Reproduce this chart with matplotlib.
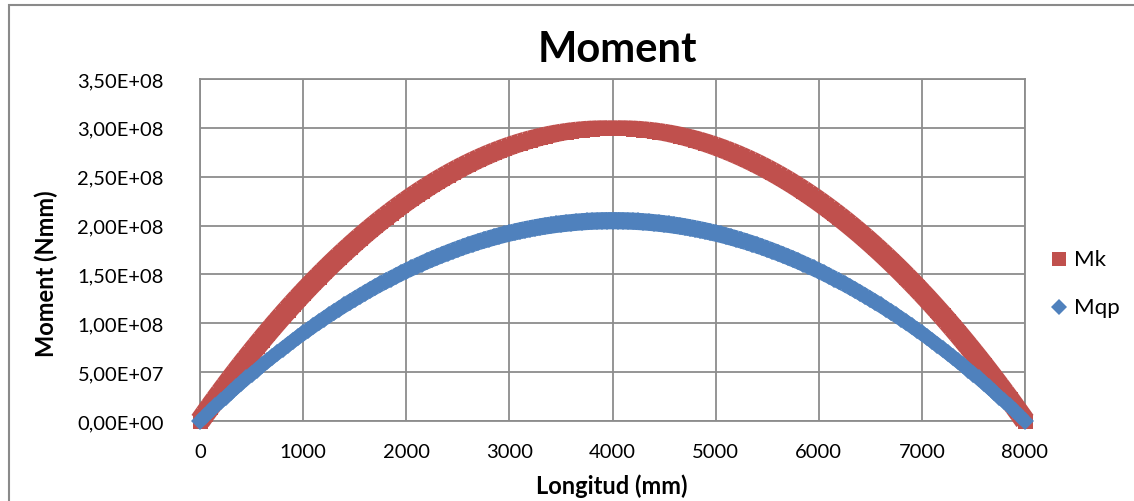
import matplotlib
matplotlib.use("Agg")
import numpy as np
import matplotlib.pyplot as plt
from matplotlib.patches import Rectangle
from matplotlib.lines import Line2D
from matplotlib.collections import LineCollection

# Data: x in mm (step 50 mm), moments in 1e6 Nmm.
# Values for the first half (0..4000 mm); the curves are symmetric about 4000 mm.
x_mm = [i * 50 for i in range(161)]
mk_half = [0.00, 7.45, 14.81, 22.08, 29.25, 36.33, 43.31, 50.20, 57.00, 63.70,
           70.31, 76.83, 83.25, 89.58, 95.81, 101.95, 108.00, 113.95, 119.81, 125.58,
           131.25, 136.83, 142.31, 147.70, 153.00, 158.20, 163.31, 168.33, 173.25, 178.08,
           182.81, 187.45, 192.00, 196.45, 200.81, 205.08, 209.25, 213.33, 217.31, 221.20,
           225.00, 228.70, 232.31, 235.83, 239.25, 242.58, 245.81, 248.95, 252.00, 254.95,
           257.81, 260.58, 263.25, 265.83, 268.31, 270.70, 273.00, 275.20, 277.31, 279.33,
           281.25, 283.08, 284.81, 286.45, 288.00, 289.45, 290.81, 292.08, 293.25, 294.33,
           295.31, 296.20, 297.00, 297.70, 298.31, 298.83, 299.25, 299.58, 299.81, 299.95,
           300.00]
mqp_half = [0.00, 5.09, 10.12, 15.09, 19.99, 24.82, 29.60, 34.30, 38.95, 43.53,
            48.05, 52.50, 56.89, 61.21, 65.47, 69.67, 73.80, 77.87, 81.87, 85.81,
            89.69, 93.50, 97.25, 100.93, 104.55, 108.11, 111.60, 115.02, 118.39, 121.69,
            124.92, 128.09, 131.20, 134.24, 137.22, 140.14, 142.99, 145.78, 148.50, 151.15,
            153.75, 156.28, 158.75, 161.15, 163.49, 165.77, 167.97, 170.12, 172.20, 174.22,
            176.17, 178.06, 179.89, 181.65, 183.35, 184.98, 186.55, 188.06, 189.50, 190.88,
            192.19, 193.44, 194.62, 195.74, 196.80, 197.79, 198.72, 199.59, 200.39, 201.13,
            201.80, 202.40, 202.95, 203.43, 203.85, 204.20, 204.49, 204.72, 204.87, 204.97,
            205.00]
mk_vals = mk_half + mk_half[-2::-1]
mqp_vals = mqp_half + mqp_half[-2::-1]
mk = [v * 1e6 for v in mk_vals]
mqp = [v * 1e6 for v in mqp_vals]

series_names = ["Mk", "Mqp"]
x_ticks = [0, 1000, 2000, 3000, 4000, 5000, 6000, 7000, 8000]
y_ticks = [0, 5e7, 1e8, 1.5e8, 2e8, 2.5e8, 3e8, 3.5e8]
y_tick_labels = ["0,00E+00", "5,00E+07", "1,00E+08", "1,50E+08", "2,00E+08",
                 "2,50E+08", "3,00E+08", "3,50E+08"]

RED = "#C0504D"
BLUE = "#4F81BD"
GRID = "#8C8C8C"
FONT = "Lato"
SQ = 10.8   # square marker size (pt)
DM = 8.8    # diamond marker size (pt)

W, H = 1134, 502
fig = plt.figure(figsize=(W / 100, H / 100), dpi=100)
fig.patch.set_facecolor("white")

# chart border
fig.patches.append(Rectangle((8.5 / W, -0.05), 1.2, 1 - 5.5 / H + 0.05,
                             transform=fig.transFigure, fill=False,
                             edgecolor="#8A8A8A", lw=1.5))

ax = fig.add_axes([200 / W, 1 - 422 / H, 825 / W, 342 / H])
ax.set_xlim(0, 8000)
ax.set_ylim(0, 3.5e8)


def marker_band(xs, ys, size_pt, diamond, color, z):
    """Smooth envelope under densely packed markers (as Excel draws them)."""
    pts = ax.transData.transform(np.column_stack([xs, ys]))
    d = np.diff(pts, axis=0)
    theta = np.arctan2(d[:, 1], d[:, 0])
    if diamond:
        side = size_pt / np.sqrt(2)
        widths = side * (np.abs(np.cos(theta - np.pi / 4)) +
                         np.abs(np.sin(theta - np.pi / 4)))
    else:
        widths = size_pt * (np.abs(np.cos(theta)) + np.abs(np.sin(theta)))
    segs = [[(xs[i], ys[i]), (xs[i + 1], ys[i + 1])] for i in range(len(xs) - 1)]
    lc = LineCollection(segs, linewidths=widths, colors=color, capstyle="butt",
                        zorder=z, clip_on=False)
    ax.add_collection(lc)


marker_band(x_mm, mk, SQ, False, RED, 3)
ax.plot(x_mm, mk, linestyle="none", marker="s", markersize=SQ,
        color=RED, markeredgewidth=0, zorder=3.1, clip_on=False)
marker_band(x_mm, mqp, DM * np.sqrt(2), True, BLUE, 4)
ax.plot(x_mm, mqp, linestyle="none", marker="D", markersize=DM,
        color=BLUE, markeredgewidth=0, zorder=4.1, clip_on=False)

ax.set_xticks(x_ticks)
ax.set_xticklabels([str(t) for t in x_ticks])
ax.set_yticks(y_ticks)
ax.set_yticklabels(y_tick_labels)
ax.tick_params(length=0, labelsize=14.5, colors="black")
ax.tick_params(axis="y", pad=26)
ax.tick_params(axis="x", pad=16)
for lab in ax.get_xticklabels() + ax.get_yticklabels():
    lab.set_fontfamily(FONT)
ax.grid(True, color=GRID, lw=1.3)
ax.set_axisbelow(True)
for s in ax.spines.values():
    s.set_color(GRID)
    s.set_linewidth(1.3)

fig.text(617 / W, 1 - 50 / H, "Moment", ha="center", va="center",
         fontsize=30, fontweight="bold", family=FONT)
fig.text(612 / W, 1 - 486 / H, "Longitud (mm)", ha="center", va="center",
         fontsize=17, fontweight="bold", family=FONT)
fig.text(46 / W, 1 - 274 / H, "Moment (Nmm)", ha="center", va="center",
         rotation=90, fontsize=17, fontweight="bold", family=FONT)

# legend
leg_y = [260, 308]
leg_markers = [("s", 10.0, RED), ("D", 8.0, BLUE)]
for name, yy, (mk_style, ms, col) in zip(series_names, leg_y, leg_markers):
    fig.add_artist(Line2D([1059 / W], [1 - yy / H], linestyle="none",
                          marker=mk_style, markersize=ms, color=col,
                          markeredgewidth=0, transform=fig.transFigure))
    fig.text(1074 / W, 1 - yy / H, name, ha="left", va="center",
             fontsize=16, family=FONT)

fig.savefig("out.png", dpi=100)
◇ ◇ ◇ ◇
▶ **REQUIRED WORK**
Exactly as written, please give again the lines from the beginning of the listing through the line containing "from matplotlib.collections import", inclusive, without any pictures.

▶ **COMPLETED EXERCISE**
Reproduce this chart with matplotlib.
import matplotlib
matplotlib.use("Agg")
import numpy as np
import matplotlib.pyplot as plt
from matplotlib.patches import Rectangle
from matplotlib.lines import Line2D
from matplotlib.collections import LineCollection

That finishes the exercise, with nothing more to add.